===== The input
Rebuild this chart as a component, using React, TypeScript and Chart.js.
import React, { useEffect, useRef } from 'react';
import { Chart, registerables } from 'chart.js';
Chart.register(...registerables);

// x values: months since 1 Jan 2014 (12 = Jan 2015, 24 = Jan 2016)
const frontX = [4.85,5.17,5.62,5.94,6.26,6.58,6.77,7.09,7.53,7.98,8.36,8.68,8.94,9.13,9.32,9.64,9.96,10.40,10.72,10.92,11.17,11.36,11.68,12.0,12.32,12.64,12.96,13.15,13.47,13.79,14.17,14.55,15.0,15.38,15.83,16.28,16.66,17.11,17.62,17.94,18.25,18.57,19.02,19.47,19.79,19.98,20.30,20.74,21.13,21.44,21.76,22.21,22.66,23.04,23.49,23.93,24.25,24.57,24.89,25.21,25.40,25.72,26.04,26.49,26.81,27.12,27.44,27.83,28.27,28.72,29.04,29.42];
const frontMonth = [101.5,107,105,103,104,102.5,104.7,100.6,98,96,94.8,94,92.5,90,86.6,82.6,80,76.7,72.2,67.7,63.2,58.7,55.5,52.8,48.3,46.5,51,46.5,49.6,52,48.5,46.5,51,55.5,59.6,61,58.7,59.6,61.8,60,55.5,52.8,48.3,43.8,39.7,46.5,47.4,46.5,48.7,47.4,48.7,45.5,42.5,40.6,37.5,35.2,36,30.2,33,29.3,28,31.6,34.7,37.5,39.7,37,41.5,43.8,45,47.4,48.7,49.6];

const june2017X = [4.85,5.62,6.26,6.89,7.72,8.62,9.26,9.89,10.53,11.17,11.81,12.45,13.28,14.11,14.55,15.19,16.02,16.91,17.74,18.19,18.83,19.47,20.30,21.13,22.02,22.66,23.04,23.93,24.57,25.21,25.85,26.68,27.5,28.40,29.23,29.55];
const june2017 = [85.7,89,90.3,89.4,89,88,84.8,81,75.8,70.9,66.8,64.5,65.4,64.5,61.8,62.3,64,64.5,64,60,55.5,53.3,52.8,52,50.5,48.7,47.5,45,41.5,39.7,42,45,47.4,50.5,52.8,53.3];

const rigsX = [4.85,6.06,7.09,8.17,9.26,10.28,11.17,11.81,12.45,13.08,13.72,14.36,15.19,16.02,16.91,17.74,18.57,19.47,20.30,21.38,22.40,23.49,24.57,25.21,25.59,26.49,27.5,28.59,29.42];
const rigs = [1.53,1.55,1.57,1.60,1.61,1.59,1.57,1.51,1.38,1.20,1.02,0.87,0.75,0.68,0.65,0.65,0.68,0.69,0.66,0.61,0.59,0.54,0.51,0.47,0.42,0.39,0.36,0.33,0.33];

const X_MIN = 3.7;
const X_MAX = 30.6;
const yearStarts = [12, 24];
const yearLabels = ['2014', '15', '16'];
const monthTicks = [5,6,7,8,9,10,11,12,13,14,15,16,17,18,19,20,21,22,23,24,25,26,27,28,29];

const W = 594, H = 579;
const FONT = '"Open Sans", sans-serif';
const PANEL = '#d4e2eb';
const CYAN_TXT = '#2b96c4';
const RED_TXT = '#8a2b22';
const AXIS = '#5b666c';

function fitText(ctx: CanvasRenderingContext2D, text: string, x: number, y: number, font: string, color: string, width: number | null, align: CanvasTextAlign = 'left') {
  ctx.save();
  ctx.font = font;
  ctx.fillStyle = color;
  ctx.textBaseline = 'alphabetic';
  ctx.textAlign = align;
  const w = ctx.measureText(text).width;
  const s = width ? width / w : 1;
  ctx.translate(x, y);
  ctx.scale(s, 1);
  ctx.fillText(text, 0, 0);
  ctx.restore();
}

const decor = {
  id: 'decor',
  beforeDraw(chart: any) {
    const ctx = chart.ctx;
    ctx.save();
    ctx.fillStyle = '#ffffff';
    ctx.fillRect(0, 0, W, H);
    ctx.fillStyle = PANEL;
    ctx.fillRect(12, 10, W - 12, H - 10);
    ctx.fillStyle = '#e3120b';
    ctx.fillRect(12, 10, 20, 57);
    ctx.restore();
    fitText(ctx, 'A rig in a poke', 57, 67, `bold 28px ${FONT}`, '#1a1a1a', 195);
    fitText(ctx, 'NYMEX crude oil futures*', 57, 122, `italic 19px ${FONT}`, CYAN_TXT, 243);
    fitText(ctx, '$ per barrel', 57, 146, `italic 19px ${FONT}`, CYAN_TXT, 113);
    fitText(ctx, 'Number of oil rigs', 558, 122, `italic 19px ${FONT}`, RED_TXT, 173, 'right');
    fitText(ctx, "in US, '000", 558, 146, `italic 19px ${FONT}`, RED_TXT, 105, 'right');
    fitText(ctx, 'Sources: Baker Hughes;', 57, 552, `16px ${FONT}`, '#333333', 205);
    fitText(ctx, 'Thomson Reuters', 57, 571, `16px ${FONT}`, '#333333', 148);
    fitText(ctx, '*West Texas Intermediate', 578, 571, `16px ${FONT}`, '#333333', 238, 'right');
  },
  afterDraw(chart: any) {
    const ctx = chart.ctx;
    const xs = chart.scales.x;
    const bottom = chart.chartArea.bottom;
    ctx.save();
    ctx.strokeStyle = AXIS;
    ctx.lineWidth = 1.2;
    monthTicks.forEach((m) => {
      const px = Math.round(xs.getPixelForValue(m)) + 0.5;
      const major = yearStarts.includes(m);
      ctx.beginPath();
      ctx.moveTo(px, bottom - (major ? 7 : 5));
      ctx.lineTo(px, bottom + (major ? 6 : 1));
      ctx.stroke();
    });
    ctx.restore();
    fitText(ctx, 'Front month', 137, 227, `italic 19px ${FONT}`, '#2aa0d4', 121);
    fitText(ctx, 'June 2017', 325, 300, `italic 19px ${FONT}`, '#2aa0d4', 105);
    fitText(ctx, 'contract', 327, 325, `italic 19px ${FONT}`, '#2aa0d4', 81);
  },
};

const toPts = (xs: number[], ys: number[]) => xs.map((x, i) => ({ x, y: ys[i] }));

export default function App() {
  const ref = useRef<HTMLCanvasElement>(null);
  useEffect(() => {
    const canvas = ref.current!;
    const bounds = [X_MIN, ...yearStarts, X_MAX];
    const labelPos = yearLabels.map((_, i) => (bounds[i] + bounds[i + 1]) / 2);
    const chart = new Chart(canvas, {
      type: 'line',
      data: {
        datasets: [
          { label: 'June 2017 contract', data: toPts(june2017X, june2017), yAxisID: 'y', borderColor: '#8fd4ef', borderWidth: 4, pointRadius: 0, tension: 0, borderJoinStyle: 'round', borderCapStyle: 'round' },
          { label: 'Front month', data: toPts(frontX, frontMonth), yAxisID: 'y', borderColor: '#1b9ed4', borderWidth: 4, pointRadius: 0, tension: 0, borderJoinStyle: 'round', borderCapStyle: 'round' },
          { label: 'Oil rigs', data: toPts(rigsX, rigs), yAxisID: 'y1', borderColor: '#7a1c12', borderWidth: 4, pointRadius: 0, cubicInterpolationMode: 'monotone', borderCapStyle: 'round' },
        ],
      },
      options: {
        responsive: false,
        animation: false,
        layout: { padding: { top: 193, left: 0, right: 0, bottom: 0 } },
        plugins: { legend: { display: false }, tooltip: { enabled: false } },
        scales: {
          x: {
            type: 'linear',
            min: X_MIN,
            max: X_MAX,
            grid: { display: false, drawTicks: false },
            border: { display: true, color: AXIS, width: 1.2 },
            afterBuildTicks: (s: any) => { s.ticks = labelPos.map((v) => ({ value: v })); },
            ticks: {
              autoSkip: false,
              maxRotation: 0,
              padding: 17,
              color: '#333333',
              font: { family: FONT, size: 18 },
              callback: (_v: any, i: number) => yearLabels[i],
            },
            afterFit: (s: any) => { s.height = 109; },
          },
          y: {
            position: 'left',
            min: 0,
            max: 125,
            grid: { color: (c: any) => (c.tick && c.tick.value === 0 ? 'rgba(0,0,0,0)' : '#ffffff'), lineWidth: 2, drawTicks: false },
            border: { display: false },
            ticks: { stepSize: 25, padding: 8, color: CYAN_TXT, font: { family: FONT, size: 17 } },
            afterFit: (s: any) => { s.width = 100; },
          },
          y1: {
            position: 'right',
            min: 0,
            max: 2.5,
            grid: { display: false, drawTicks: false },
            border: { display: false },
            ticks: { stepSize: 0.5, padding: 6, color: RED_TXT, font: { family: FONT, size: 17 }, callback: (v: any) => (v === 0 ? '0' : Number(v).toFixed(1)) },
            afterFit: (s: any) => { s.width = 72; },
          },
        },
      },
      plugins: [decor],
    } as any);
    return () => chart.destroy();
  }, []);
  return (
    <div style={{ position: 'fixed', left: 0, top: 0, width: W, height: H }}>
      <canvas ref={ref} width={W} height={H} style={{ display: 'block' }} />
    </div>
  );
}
==========
===== The input
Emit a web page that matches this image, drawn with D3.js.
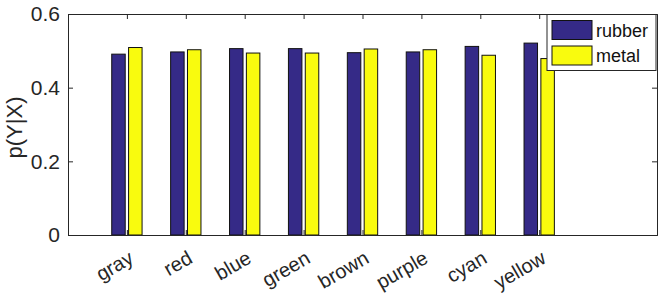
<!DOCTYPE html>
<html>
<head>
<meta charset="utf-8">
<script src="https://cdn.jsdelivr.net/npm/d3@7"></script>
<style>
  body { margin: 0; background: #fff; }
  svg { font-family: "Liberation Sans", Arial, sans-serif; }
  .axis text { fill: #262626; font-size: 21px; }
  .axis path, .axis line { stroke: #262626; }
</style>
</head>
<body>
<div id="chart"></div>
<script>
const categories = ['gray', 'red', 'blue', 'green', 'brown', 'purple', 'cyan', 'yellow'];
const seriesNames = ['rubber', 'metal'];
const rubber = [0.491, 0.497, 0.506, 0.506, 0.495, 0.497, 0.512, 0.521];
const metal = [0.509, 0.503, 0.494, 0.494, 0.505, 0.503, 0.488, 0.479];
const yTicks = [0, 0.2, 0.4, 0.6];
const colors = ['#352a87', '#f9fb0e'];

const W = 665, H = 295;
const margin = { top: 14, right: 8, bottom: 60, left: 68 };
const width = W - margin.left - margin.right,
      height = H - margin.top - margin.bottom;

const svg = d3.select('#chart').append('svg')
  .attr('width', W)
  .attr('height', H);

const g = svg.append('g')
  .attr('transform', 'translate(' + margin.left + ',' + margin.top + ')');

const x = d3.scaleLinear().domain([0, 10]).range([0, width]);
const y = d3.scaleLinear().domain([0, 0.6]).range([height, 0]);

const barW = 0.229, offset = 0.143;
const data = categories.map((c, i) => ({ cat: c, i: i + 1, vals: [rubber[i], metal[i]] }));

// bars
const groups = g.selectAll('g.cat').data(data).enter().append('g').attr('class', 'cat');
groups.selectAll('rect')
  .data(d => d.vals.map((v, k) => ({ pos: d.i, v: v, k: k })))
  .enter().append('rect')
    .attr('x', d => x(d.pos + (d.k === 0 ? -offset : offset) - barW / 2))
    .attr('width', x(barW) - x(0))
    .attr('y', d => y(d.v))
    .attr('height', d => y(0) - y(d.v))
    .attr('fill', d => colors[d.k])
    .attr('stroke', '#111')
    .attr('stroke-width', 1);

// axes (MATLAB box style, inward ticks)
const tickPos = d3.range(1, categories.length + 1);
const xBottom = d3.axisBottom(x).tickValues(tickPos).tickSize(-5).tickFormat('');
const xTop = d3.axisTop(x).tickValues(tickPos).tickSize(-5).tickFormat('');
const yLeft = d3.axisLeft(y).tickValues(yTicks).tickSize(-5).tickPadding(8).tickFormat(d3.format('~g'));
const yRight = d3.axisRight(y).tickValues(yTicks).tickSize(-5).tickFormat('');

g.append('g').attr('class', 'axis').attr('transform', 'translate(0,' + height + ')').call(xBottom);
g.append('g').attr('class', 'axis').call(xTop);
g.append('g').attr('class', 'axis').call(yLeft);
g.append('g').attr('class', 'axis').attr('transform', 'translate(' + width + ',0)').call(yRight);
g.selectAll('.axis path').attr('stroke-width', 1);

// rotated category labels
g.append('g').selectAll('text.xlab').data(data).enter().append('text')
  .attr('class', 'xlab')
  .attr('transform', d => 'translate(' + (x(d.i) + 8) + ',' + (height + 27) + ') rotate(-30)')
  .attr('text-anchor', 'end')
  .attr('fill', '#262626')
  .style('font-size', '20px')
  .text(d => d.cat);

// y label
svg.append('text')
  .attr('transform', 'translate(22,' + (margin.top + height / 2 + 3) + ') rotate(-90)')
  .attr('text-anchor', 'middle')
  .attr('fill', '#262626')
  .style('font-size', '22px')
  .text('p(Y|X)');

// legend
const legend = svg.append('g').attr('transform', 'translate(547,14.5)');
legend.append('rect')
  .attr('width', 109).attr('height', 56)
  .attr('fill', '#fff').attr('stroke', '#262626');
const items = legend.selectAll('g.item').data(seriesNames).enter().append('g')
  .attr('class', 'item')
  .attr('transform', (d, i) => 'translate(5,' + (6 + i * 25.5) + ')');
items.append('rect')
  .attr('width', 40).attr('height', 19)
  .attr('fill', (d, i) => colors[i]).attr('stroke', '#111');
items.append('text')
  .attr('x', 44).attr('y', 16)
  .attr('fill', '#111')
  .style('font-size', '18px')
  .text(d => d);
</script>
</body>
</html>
==========
===== The input
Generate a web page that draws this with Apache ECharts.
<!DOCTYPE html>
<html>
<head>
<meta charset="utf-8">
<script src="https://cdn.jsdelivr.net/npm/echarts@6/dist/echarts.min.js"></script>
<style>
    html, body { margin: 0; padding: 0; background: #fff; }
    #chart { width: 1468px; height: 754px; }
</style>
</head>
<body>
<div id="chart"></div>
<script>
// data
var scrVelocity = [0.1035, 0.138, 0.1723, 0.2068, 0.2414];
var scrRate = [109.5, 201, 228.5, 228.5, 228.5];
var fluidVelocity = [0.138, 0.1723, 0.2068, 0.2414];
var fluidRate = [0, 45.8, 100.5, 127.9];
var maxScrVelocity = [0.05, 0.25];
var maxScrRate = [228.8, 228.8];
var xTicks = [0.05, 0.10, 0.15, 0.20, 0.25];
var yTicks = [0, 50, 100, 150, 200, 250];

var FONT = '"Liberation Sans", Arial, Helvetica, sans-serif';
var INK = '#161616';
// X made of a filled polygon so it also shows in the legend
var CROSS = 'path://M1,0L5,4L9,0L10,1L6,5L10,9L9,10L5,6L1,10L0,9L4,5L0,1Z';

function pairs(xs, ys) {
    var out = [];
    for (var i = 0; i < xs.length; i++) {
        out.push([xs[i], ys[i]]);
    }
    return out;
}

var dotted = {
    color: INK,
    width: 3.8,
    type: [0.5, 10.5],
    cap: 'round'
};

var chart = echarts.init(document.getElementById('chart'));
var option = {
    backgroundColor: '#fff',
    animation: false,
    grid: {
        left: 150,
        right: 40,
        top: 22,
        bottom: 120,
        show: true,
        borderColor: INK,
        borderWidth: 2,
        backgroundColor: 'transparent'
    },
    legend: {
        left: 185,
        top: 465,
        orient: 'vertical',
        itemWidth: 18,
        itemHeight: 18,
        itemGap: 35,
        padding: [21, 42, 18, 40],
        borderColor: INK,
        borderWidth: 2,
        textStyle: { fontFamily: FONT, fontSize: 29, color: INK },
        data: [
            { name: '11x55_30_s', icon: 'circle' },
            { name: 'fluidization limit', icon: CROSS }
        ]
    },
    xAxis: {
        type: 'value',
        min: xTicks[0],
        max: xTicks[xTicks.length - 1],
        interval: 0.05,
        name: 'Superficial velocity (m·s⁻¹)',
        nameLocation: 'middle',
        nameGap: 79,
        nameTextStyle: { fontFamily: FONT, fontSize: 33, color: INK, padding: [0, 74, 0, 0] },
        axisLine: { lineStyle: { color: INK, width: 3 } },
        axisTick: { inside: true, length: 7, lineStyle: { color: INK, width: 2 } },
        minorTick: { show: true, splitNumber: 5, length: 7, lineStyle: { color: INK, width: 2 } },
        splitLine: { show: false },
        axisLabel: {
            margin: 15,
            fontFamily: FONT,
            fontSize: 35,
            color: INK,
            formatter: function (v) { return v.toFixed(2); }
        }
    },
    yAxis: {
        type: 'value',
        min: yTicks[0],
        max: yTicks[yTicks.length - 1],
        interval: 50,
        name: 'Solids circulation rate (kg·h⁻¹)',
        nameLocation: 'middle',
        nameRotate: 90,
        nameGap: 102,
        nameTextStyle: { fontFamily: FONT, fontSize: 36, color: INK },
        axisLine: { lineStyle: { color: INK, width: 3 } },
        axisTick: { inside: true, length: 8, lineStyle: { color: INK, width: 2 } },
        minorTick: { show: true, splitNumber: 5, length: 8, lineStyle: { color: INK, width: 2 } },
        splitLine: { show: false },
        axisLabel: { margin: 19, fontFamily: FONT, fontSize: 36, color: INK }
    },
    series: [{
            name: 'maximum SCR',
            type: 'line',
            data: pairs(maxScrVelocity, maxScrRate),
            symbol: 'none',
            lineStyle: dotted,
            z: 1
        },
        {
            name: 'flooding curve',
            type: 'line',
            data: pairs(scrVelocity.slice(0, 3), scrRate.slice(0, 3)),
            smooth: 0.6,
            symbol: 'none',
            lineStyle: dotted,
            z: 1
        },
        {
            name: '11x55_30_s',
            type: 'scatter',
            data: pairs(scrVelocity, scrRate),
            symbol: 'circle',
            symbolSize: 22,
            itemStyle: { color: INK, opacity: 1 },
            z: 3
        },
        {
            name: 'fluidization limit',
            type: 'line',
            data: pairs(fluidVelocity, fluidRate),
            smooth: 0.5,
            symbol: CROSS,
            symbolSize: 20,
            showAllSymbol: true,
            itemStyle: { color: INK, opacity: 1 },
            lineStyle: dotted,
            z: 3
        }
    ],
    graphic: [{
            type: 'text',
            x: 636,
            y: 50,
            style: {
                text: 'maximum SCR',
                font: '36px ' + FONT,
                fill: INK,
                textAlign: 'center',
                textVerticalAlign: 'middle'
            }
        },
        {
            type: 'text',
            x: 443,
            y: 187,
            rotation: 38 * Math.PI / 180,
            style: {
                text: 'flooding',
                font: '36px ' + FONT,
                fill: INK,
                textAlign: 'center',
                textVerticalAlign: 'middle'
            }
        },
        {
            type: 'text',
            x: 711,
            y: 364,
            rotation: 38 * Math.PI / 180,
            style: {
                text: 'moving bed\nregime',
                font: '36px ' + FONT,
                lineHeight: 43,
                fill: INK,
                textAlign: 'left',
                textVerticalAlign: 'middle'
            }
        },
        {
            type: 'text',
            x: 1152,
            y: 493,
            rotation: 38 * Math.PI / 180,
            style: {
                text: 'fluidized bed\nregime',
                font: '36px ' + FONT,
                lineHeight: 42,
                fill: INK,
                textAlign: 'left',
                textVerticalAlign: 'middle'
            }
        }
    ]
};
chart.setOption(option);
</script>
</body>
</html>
==========
Short task —
A single figure is required: the number of lines above in which the word "with" occurs.

Written reply —
2